OCONTSOLAR Project – Optimal Control of Thermal Solar Energy Systems

Technology developments in many fields advance much faster than the methodologies needed to apply them in industry. This is the case of many devices used in our daily life such as sensors installed in cell phones or drones. These devices can supply a huge amount of information over extended geographical areas that can be used to extend the capability of control systems to heights unforeseen in the past.

OCONTSOLAR aims to develop new control methods to use mobile sensors mounted on drones and unmanned ground vehicles (UGV) as an integral part of the control systems. Sensors mounted on vehicles have been used for surveillance and for gathering information, however these mobile sensors have not been used so far as an integral part of control systems.

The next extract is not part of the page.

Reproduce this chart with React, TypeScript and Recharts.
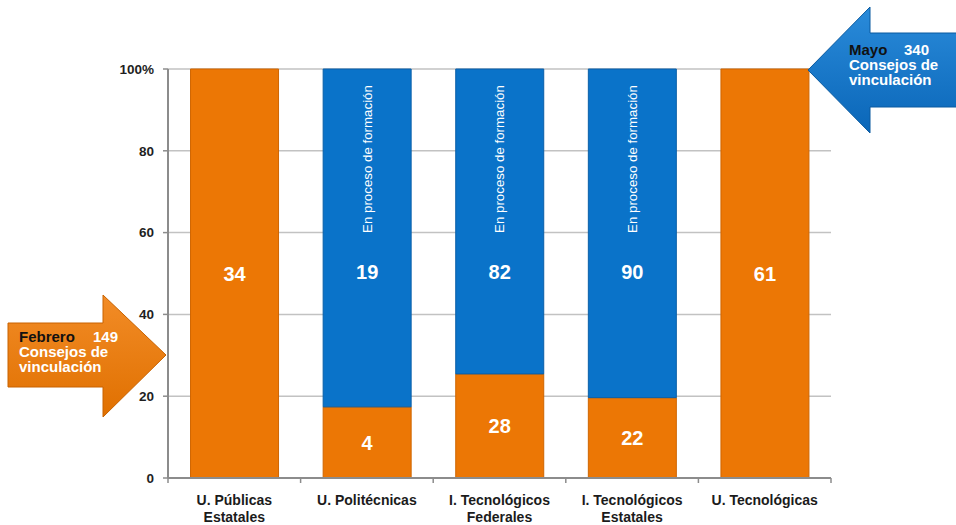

Solar power plants will be used as a case study, with the aim of optimizing their operation using spatial irradiance estimations and predictions. Many results will be applicable to other systems such as traffic control in highways and cities, energy management in buildings, micro-grids, agriculture (irrigation and plague control) and flood control. The main objectives and challenges are:

1. Methods to control mobile sensor fleets and integrate them as an essential part of the overall control systems.
2. Spatially distributed solar irradiance estimation methods using a variable fleet of sensors mounted on drones and UGVs.
3. New model predictive control (MPC) algorithms that use mobile solar sensor estimations and predictions to yield safer and more efficient operation of the plants allowing the effective integration of solar energy in systems delivering energy to grids or other systems while satisfying production commitments.

OCONTSOLAR includes proofs of concepts by implementation on the Solar Platform of Almeria and on a solar air conditioning plant installed at the host institution.
The research team is a leading European research group in control of Solar Systems and MPC. The team has developed and commissioned advanced MPC controllers for 13 commercial solar plants (50 MWe each) in Europe. Significant energy production gains are expected to be obtained using MPC and spatial estimation and prediction of irradiance.

Summary

OCONTSOLAR is a high-risk/high-gain project with extremely ambitious and innovative goals taking advantage of the new opportunities presented by the latest mobile sensing technologies while dealing with the demanding control issues which arise due to the need to integrate mobile sensors in control systems, producing spatial irradiance estimation and forecasting and handling large-scale interconnected systems with changing topologies. In addition to investigating the more theoretical aspects, the OCONTSOLAR team also expects to come up with ground breaking control solutions for the control of solar power plants and other large scale complex systems.